Intervention de Michel Rocard

Délégation sénatoriale à la prospective — Réunion du 5 décembre 2012 : 1ère réunion
Réunion commune avec le cese : affronter les défis du long terme inventer une nouvelle planification

Michel Rocard, ancien Premier ministre, ancien ministre du Plan et de l'aménagement du territoire :

L'Etat stratège est au coeur de la question. Je veux encourager le projet de commissariat à la stratégie et à la prospective car l'Etat est pauvre en pensées longues. Néanmoins, je mets en garde contre les trop grandes responsabilités que l'on pourrait lui donner.

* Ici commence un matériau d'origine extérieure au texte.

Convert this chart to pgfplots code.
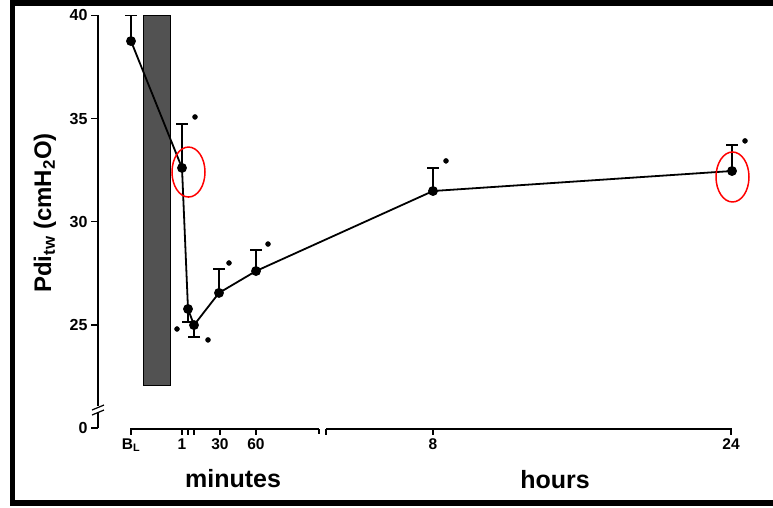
\documentclass[border=0pt]{standalone}
\usepackage{pgfplots}
\pgfplotsset{compat=1.18}
\usepackage{fontspec}
\setmainfont{Liberation Sans}
\begin{document}
\begin{tikzpicture}
\begin{axis}[
  at={(98pt,80pt)}, anchor=south west,
  scale only axis, width=673pt, height=412.5pt,
  xmin=-33, xmax=640, ymin=20, ymax=40,
  clip=false,
  axis lines*=left,
  axis line style={draw=none},
  xtick={0,51,57,63,89,125,302,600},
  xticklabels={B\textsubscript{L},1,,,30,60,8,24},
  ytick={20,25,30,35,40},
  yticklabels={0,25,30,35,40},
  tick align=outside,
  major tick length=7pt,
  tick style={black, line width=1.3pt},
  xticklabel style={font=\fontsize{15.5}{15.5}\selectfont\bfseries},
  yticklabel style={font=\fontsize{16}{16}\selectfont\bfseries},
  /pgf/number format/assume math mode=true,
]
% shaded stimulation period
\addplot[fill=black!68, draw=black, line width=1pt] coordinates {(12,22.04) (39,22.04) (39,40) (12,40)} -- cycle;
% upward error bars
\addplot[only marks, mark=none, black, line width=1.6pt,
  error bars/.cd, y dir=plus, y explicit,
  error bar style={line width=1.6pt},
  error mark options={rotate=90, mark size=6pt, line width=1.6pt}]
  coordinates {(0,38.76) +- (0,1.24) (51,32.61) +- (0,2.13) (88,26.55) +- (0,1.16) (125,27.61) +- (0,1.02) (302,31.49) +- (0,1.12) (601,32.46) +- (0,1.26)};
% downward error bars
\addplot[only marks, mark=none, black, line width=1.6pt,
  error bars/.cd, y dir=minus, y explicit,
  error bar style={line width=1.6pt},
  error mark options={rotate=90, mark size=6pt, line width=1.6pt}]
  coordinates {(57,25.77) +- (0,0.63) (63,24.99) +- (0,0.58)};
% main series
\addplot[black, line width=1.8pt, mark=*, mark size=4pt, mark options={solid}]
  coordinates {(0,38.76) (51,32.61) (57,25.77) (63,24.99) (88,26.55) (125,27.61) (302,31.49) (601,32.46)};
% significance dots
\addplot[only marks, black, mark=*, mark size=2.5pt]
  coordinates {(64,35.08) (46,24.80) (77,24.27) (98,28.0) (137,28.92) (315,32.95) (614,33.92)};
% axis lines
\draw[line width=1.5pt] (axis cs:-33,20) -- (axis cs:-33,40);
\draw[line width=1.5pt] (axis cs:0,19.95) -- (axis cs:600,19.95);
% x break
\fill[white] ([yshift=-2pt]axis cs:188,19.95) rectangle ([yshift=2pt]axis cs:195,19.95);
\draw[line width=1.2pt] (axis cs:188,19.95) -- ([yshift=-5pt]axis cs:188,19.95);
\draw[line width=1.2pt] (axis cs:195,19.95) -- ([yshift=-6pt]axis cs:195,19.95);
% y break
\fill[white] ([xshift=-3pt,yshift=-3pt]axis cs:-33,20.92) rectangle ([xshift=3pt,yshift=3pt]axis cs:-33,20.92);
\draw[line width=1.2pt] ([xshift=-6pt,yshift=-6pt]axis cs:-33,20.92) -- ([xshift=6pt,yshift=-1pt]axis cs:-33,20.92);
\draw[line width=1.2pt] ([xshift=-6pt,yshift=-1pt]axis cs:-33,20.92) -- ([xshift=6pt,yshift=4pt]axis cs:-33,20.92);
% labels
\node[font=\fontsize{25}{25}\selectfont\bfseries] at (axis cs:102,17.53) {minutes};
\node[font=\fontsize{25}{25}\selectfont\bfseries] at (axis cs:424,17.48) {hours};
\node[rotate=90, font=\fontsize{24}{24}\selectfont\bfseries] at (axis cs:-86,30.42) {Pdi\textsubscript{tw} (cmH\textsubscript{2}O)};
% red ellipses
\draw[red, line width=1.5pt] (axis cs:57.5,32.41) ellipse [x radius=16.5pt, y radius=25pt];
\draw[red, line width=1.5pt] (axis cs:601.5,32.17) ellipse [x radius=16.5pt, y radius=25pt];
\end{axis}
\draw[line width=5.5pt] (12.5pt,5pt) rectangle (790pt,505pt);
\pgfresetboundingbox
\useasboundingbox (0,0) rectangle (773pt,508pt);
\end{tikzpicture}
\end{document}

Je considère que la fonction d'évaluation ne doit pas être rattachée à cet organe. Je le déconseille formellement. En effet, je rappelle que notre pays refuse l'évaluation dans tous les corps de son système de décision publique. Ce constat exige que la France se dote d'évaluateurs recrutés en dehors des circuits traditionnels. Il exige aussi que chaque évaluation soit réussie, grâce à ces personnes non issues d'un organe de l'Etat existant. Je pense donc que le commissariat doit naturellement demander des évaluations et les étudier, mais en aucun cas les effectuer.

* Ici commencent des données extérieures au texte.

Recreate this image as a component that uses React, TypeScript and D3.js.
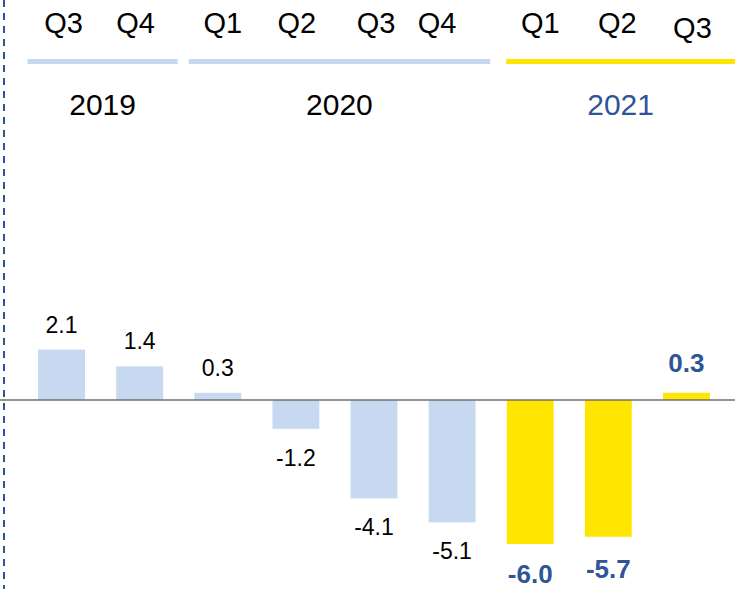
import React from "react";
import * as d3 from "d3";

const quarters = ["Q3", "Q4", "Q1", "Q2", "Q3", "Q4", "Q1", "Q2", "Q3"];
const years = ["2019", "2019", "2020", "2020", "2020", "2020", "2021", "2021", "2021"];
const values = [2.1, 1.4, 0.3, -1.2, -4.1, -5.1, -6.0, -5.7, 0.3];
const yearGroups = ["2019", "2020", "2021"];
const highlightYear = "2021";

// small horizontal nudges of the quarter headers relative to bar centres (style)
const quarterNudge = [2, -4, 5, 1, 2, -15, 10, 9, 6];

const W = 741;
const H = 589;
const LIGHT = "#c6d9f0";
const YELLOW = "#ffe600";
const BLUE = "#2f5597";
const FONT = "'Liberation Sans', Arial, sans-serif";

export default function App() {
  const idx = values.map((_, i) => String(i));
  const x = d3.scaleBand().domain(idx).range([22.5, 725.5]).paddingInner(0.4).paddingOuter(0.2);
  const y = d3.scaleLinear().domain([-8, 8]).range([592, 208]);
  const bw = x.bandwidth();
  const step = x.step();
  const y0 = y(0);

  const groups = yearGroups.map((yr, gi) => {
    const members = idx.filter((i) => years[+i] === yr);
    const first = x(members[0])! - (step - bw) / 2;
    const last = x(members[members.length - 1])! + bw + (step - bw) / 2;
    const start = first + 5 + gi * 5;
    const end = gi === yearGroups.length - 1 ? W - 6 : last - 1;
    return { yr, start, end };
  });

  return (
    <svg width={W} height={H} style={{ position: "absolute", left: 0, top: 0, background: "#fff" }} fontFamily={FONT}>
      <line x1={4} x2={4} y1={0} y2={H} stroke={BLUE} strokeWidth={2} strokeDasharray="7,6" />
      {quarters.map((q, i) => (
        <text key={"q" + i} x={x(String(i))! + bw / 2 + quarterNudge[i]} y={i === 8 ? 38 : 33} textAnchor="middle" fontSize={29} fill="#000">
          {q}
        </text>
      ))}
      {groups.map((g) => (
        <g key={g.yr}>
          <rect x={g.start} y={59} width={g.end - g.start} height={5} fill={g.yr === highlightYear ? YELLOW : LIGHT} />
          <text x={(g.start + g.end) / 2} y={115} textAnchor="middle" fontSize={30} fill={g.yr === highlightYear ? BLUE : "#000"}>
            {g.yr}
          </text>
        </g>
      ))}
      {values.map((v, i) => {
        const hl = years[i] === highlightYear;
        const cx = x(String(i))! + bw / 2;
        return (
          <g key={"b" + i}>
            <rect x={x(String(i))} y={Math.min(y(v), y0)} width={bw} height={Math.abs(y(v) - y0)} fill={hl ? YELLOW : LIGHT} />
            <text
              x={cx}
              y={v >= 0 ? y(v) - (hl ? 21 : 17) : Math.min(y(v) + (hl ? 41 : 37), H - 6)}
              textAnchor="middle"
              fontSize={hl ? 26 : 23}
              fontWeight={hl ? "bold" : "normal"}
              fill={hl ? BLUE : "#000"}
            >
              {v.toFixed(1)}
            </text>
          </g>
        );
      })}
      <line x1={0} x2={735} y1={y0} y2={y0} stroke="#707070" strokeWidth={1.5} />
    </svg>
  );
}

Quant au dialogue social, il n'existe pas en France. C'est ce qui explique les difficultés que notre pays connaît pour réformer les retraites ou l'assurance-maladie. Je pense que la pensée syndicale a évolué depuis la Charte d'Amiens qui prône la non-coopération avec l'Etat. Cette évolution favorable au dialogue social suppose néanmoins d'abandonner les éléments vagues et incertains. Le dialogue doit être précis et organisé en thèmes spécifiques afin de donner lieu à la contractualisation, et non pas à la concertation. Pour le restaurer, le dialogue social doit être préservé, salué et cette appellation ne doit pas servir à définir n'importe quelle rencontre. Pour introduire la dimension du temps long, le commissariat doit faire des recherches afin d'éclairer efficacement l'Etat dans ses décisions exécutives et d'informer pertinemment les partenaires sociaux. Le commissariat doit également reposer à mon sens sur la pluridisciplinarité dans la mesure où le développement durable s'entend pour de nombreux domaines : logement, transports, agriculture, etc.

Je risque une dernière hypothèse. Je continue de penser que le temps de travail va diminuer encore, en lien avec une croissance économique ralentie. La question est : « que faire de ce temps libre ? ». Car le temps libre effraie et il est un certain capitalisme qui souhaite le récupérer à des fins marchandes. La pratique du sport et celle de la culture doivent être revitalisées afin de rendre à nouveau désirable le temps libre.